Transcribe every line from the top down to the line with "import * as", both ends included, but not the pictures.

--

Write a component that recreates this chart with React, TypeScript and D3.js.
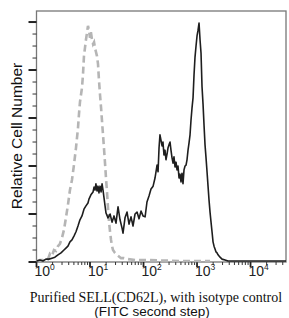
import React from "react";
import * as d3 from "d3";

// Fluorescence intensity (FITC) and relative cell number
const sellIntensity = [
  1.02, 1.16, 1.32, 1.5, 1.71, 1.95, 2.21, 2.52, 2.87, 3.26, 3.55, 3.87, 4.22, 4.6, 5.01, 5.47, 5.96, 6.49,
  7.08, 7.71, 8.4, 9.16, 9.56, 10.4, 11.4, 11.9, 12.4, 12.9, 13.5, 14.1, 14.7, 15.4, 16.1, 16.8, 17.5, 18.3,
  19.1, 19.9, 21.7, 23.7, 25.8, 28.1, 30.6, 33.4, 36.4, 39.6, 41.4, 45.1, 49.2, 53.6, 58.4, 63.6, 69.4, 75.6,
  82.4, 89.8, 97.9, 107, 116, 127, 138, 151, 164, 179, 187, 195, 203, 212, 222, 231, 241, 252, 263, 275, 287,
  299, 313, 326, 341, 356, 371, 388, 405, 423, 441, 461, 481, 502, 524, 547, 571, 597, 623, 650, 679, 709, 740,
  772, 806, 842, 879, 917, 958, 1000, 1044, 1090, 1138, 1188, 1240, 1295, 1352, 1411, 1473, 1538, 1606, 1676,
  1750, 1827, 1907, 1991, 2079, 2170, 2265, 2365, 2469, 2691, 2933, 3334, 3797, 6364, 15060, 46000,
];
const sellCount = [
  0.02, 0.04, 0.02, 0.06, 0.06, 0.08, 0.1, 0.15, 0.19, 0.25, 0.29, 0.33, 0.42, 0.46, 0.54, 0.63, 0.75, 0.88,
  0.96, 1.1, 1.17, 1.23, 1.31, 1.4, 1.46, 1.56, 1.5, 1.63, 1.48, 1.58, 1.44, 1.58, 1.46, 1.63, 1.5, 1.33,
  1.17, 1.02, 0.92, 1.0, 0.83, 0.96, 0.81, 1.15, 0.88, 0.71, 0.6, 0.92, 1.04, 0.79, 0.94, 0.75, 1.0, 1.04,
  0.9, 1.06, 0.96, 0.94, 1.25, 1.38, 1.52, 1.58, 1.75, 2.02, 1.88, 2.38, 2.65, 2.54, 2.42, 2.5, 2.23, 2.33,
  2.13, 2.25, 2.38, 2.44, 2.5, 2.33, 2.17, 2.06, 2.19, 1.98, 2.08, 1.92, 2.0, 1.75, 1.83, 1.67, 1.85, 1.63,
  1.92, 2.0, 2.02, 2.13, 2.33, 2.48, 2.65, 2.96, 3.21, 3.42, 3.9, 4.27, 4.5, 4.71, 4.83, 4.98, 4.63, 4.35,
  3.65, 3.29, 2.85, 2.44, 2.17, 1.88, 1.58, 1.29, 1.04, 0.83, 0.63, 0.42, 0.33, 0.27, 0.21, 0.19, 0.15, 0.1,
  0.06, 0.04, 0.02, 0.02, 0.02, 0.02,
];

const isotypeIntensity = [
  1.02, 1.16, 1.32, 1.5, 1.64, 1.78, 1.95, 2.12, 2.31, 2.52, 2.74, 2.99, 3.26, 3.55, 3.87, 4.22, 4.6, 5.01,
  5.47, 5.96, 6.22, 6.49, 7.08, 7.39, 7.71, 8.05, 8.4, 8.77, 9.16, 9.56, 10.0, 10.4, 10.9, 11.4, 11.9, 12.4,
  12.9, 13.5, 14.1, 14.7, 15.4, 16.1, 16.8, 17.5, 18.3, 19.1, 19.9, 20.8, 21.7, 22.7, 23.7, 24.7, 25.8, 26.9,
  29.3, 33.4, 38.0, 43.2, 51.3, 69.4, 132, 481, 1750,
];
const isotypeCount = [
  0.02, 0.04, 0.04, 0.08, 0.06, 0.17, 0.13, 0.25, 0.23, 0.33, 0.38, 0.5, 0.67, 0.92, 1.19, 1.5, 1.71, 2.02,
  2.38, 2.79, 3.08, 3.33, 3.63, 3.9, 4.29, 4.46, 4.63, 4.77, 4.92, 4.83, 4.67, 4.79, 4.63, 4.54, 4.58, 4.46,
  4.38, 4.29, 4.13, 3.79, 3.48, 3.21, 2.92, 2.65, 2.35, 2.05, 1.75, 1.45, 1.12, 0.83, 0.63, 0.46, 0.33, 0.25,
  0.19, 0.13, 0.08, 0.08, 0.06, 0.04, 0.04, 0.02, 0.02,
];

const decadeLabels = ["0", "1", "2", "3", "4"];
const yMajorTicks = [0, 1, 2, 3, 4, 5];

const W = 289;
const H = 318;
const left = 36.5;
const right = 286;
const top = 11;
const bottom = 262;

export default function App() {
  const x = d3.scaleLog().domain([1, 46000]).range([left, right]);
  const y = d3.scaleLinear().domain([0, 5.23]).range([bottom, top]);

  const line = d3
    .line<[number, number]>()
    .x((d) => x(d[0]))
    .y((d) => y(d[1]));

  const sell = sellIntensity.map((v, i) => [v, sellCount[i]] as [number, number]);
  const iso = isotypeIntensity.map((v, i) => [v, isotypeCount[i]] as [number, number]);

  // minor ticks: 2..9 of every decade inside the domain
  const xMinor: number[] = [];
  for (let k = 0; k < 5; k++) {
    for (let m = 2; m <= 9; m++) {
      const v = m * Math.pow(10, k);
      if (v < 46000) xMinor.push(v);
    }
  }
  const yMinor: number[] = [];
  for (let t = 0; t < 5; t++) {
    [0.25, 0.5, 0.75].forEach((f) => yMinor.push(t + f));
  }

  return (
    <svg
      width={W}
      height={H}
      style={{ position: "absolute", left: 0, top: 0, background: "#fff" }}
    >
      <rect x={left} y={top} width={right - left} height={bottom - top} fill="none" stroke="#777" strokeWidth={1.3} />

      {/* y ticks */}
      {yMinor.map((t) => (
        <line key={"ym" + t} x1={left - 4} x2={left} y1={y(t)} y2={y(t)} stroke="#333" strokeWidth={1} />
      ))}
      {yMajorTicks.map((t) => (
        <line key={"yM" + t} x1={left - 8} x2={left} y1={y(t)} y2={y(t)} stroke="#222" strokeWidth={2} />
      ))}

      {/* x ticks */}
      {xMinor.map((v) => (
        <line key={"xm" + v} x1={x(v)} x2={x(v)} y1={bottom} y2={bottom + 3} stroke="#333" strokeWidth={1} />
      ))}
      {decadeLabels.map((d, i) => (
        <g key={"xM" + d}>
          <line x1={x(Math.pow(10, i))} x2={x(Math.pow(10, i))} y1={bottom} y2={bottom + 5} stroke="#222" strokeWidth={1.8} />
          <text x={x(Math.pow(10, i)) - 2} y={275.5} fontFamily="Liberation Sans, Arial, sans-serif" fontSize={14} fill="#222">
            10
            <tspan fontSize={8.5} dy={-5.5}>
              {d}
            </tspan>
          </text>
        </g>
      ))}

      <path d={line(iso) || ""} fill="none" stroke="#b5b5b5" strokeWidth={2.6} strokeDasharray="7,4" />
      <path d={line(sell) || ""} fill="none" stroke="#1e1e1e" strokeWidth={1.6} strokeLinejoin="round" />

      <text
        transform="translate(22,136) rotate(-90)"
        textAnchor="middle"
        fontFamily="Liberation Sans, Arial, sans-serif"
        fontSize={15.5}
        fill="#111"
      >
        Relative Cell Number
      </text>
      <text x={156} y={301.5} textAnchor="middle" fontFamily="Liberation Serif, Times New Roman, serif" fontSize={14} fill="#111">
        Purified SELL(CD62L), with isotype control
      </text>
      <text x={152} y={315.5} textAnchor="middle" fontFamily="Liberation Sans, Arial, sans-serif" fontSize={13.5} fill="#111">
        (FITC second step)
      </text>
    </svg>
  );
}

--

**Finished task:**
Write a component that recreates this chart with React, TypeScript and D3.js.
import React from "react";
import * as d3 from "d3";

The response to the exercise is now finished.